Song of Flower will call three times at Ho Chi Minh City, once at Danang and Haiphong, and the lecturer on its Nov. 21 cruise will be H.R. (Bob) Haldeman, White House chief of staff under President Richard M. Nixon.

And at least 10 ships will cruise to Australia and New Zealand this season, double the number of a year ago; Holland America's Maasdam and Royal Viking's Sun will cruise in the region next fall.
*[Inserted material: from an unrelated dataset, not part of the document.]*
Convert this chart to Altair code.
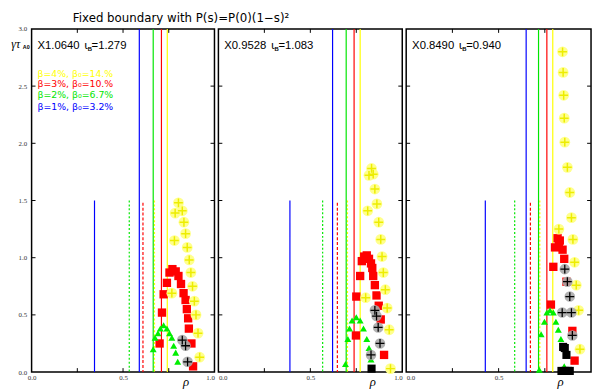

Next month, Cunard's Crown Monarch, now permanently based in Australia, will begin a year-round series of 10-and 11-day voyages between Sydney and Cairns, and will offer 14-day voyages to New Zealand and the South Pacific. The Royal Odyssey, returning to the region after a year's absence, will make a total of 12 stops in Australia and New Zealand. This season will see an increase in "theme" cruises. American Hawaii, recently purchased by the New Orleans-based Delta Queen Steamboat Company, is offering "1940's Remembered," featuring big-band music by groups like the Sammy Kaye Orchestra, celebrities like June Allyson and Maxene Andrews, and movies from that era.

Norwegian Cruise Line will offer its fifth annual "Big Bands at Sea" cruise, on the Norway's seven-day voyage next month from Miami to the Caribbean and Bahamas. And the Costa Romantica will sail from Miami in January on a weeklong cruise chock-a-block with country-music performers.

The Delta Queen and Mississippi Queen, forced to divert a dozen cruises to other rivers this summer when the upper Mississippi flooded, are scheduled to resume trips on the lower Mississippi on Nov. 5.

Earlier this year, California banned gambling on cruise ships between ports in that state, and there is a move afoot in Congress to prohibit cruises to nowhere on foreign-flag ships. Since only Delta Queen and American Hawaii register their ships in the United States, passage of such legislation would probably doom the idea.

The industry is also keeping a wary eye on several other bills in the House of Representatives, which, if they became law, would ultimately result in higher fares - and, opponents say, would force cruise ships to abandon United States ports. One is legislation extending certain United States labor laws to foreign-flag ships, including American minimum-wage laws. (Most employees of such ships are foreign workers who depend largely on tips.) Another bill would levy fines and in some cases bar from United States ports ships built in foreign shipyards with government subsidies.

Prices could also rise if Caribbean destinations enact the recent recommendations of the Caribbean Tourism Organization, which represents 31 islands: a $5 a passenger tax beginning in April, rising to $7.50 next October and $10 in October 1995, not unlike the taxes in effect at many airports.

The Jamaican government has already announced that its current tax will rise in January, from $10 to $13 at Ocho Rios and to $12 at Montego Bay.

And in June, Barbados announced a $6 tax scheduled for June 1994. The tax is to remain in effect for three years, and the money is to be earmarked for specific port improvements.

And tourist authorities at several other destinations - including French overseas departments like Martinique and St. Maarten, which have no passenger tax, and Guadeloupe, which imposes a $2 tax - are thought to believe that higher taxes may discourage tourism to their islands.